The DA had a plan, in case things went badly wrong during its crescendo rally in Soweto on Saturday. That plan was Prestik. Lots and lots of Prestik.
The Dobsonville Stadium in Soweto has plastic seats arranged in blocks of two alternating colours: a faded blue, which in bright enough sunlight will display on television as close to the DA’s own, more regal shade; and a muted grey, seemingly designed to show up as a yawning gap where supporters should be.
Attached to each of the grey seats — but to none of the blue seats — was four beads of Prestik, between them holding fast a sheet of paper with the slogan “vote for change” on it. The background colour to each sheet of paper was, of course, DA blue.
And so, through the heroic application of labour and Prestik, the DA went into its final rally on Saturday certain that when its leader Mmusi Maimane took to the stage, he would be appearing against a blue background, whether or not it had any people in it.
The measure was unnecessary. The buses rolled into the parking lots, the crowds streamed into the stadium, and virtually every grey chair was filled with a person in a blue T-shirt, each with a blue “DA supporter” wrist band, and many wielding the blue-background poster boards carefully pre-positioned in every row.
That the DA had prepared meticulously for its last major event before the crucial 2016 local government elections was clear from many things small and large: the wifi network named “Freedom. Fairness. Opportunity” (password: “vote for change”); the speeches memorised so that they could apparently be delivered off-the-cuff without the help of a teleprompter, including Maimane’s 35-minute oration.
But only in the Prestik was there any sign of concern, any discernible indication that thought had gone into things going wrong. In every other respect the DA came to Soweto to throw itself a preemptive victory party. As if to emphasise the point, the centre-field confetti canons fired before Maimane even started to speak.
“You are in my home. Welcome,” Maimane told the crowd, before he started telling personal stories. Stories on learning to play soccer, and Soweto, and his parents, and his humble beginnings, and voting for the first time.

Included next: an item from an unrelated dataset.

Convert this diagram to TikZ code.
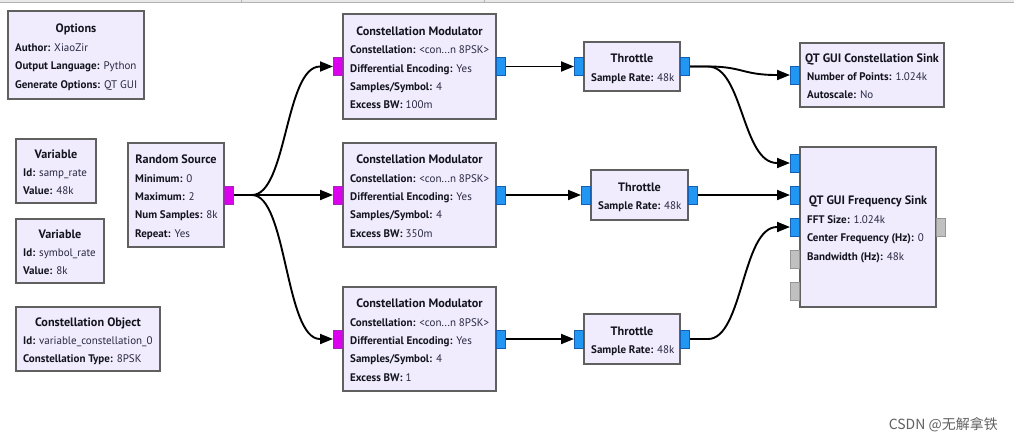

So busy was he with the anecdotes — each with some carefully crafted moral, but each also about how ordinary and approachable Maimane is — that he was more than a quarter of the way through his speech before he got into walloping the ANC and Jacob Zuma.
Then, to be sure, the pounding was fierce. “We were all warned. We were all told this was going to happen,” Maimane declaimed, as he spoke of an ANC that “governs as though black lives don’t matter”.
Soon enough though Maimane was prowling across the stage again, exuding energy and certainty.
“We can reduce the power of the ANC right throughout the country,” Maimane told the faithful crowd. “We can win right here in Johannesburg.”
“We can win in Tshwane, because the people of Tshwane are already saying they want to bring change… We can win right here in Johannesburg… I am certain we can win in Nelson Mandela Bay.”
He made no mention of a backup plan.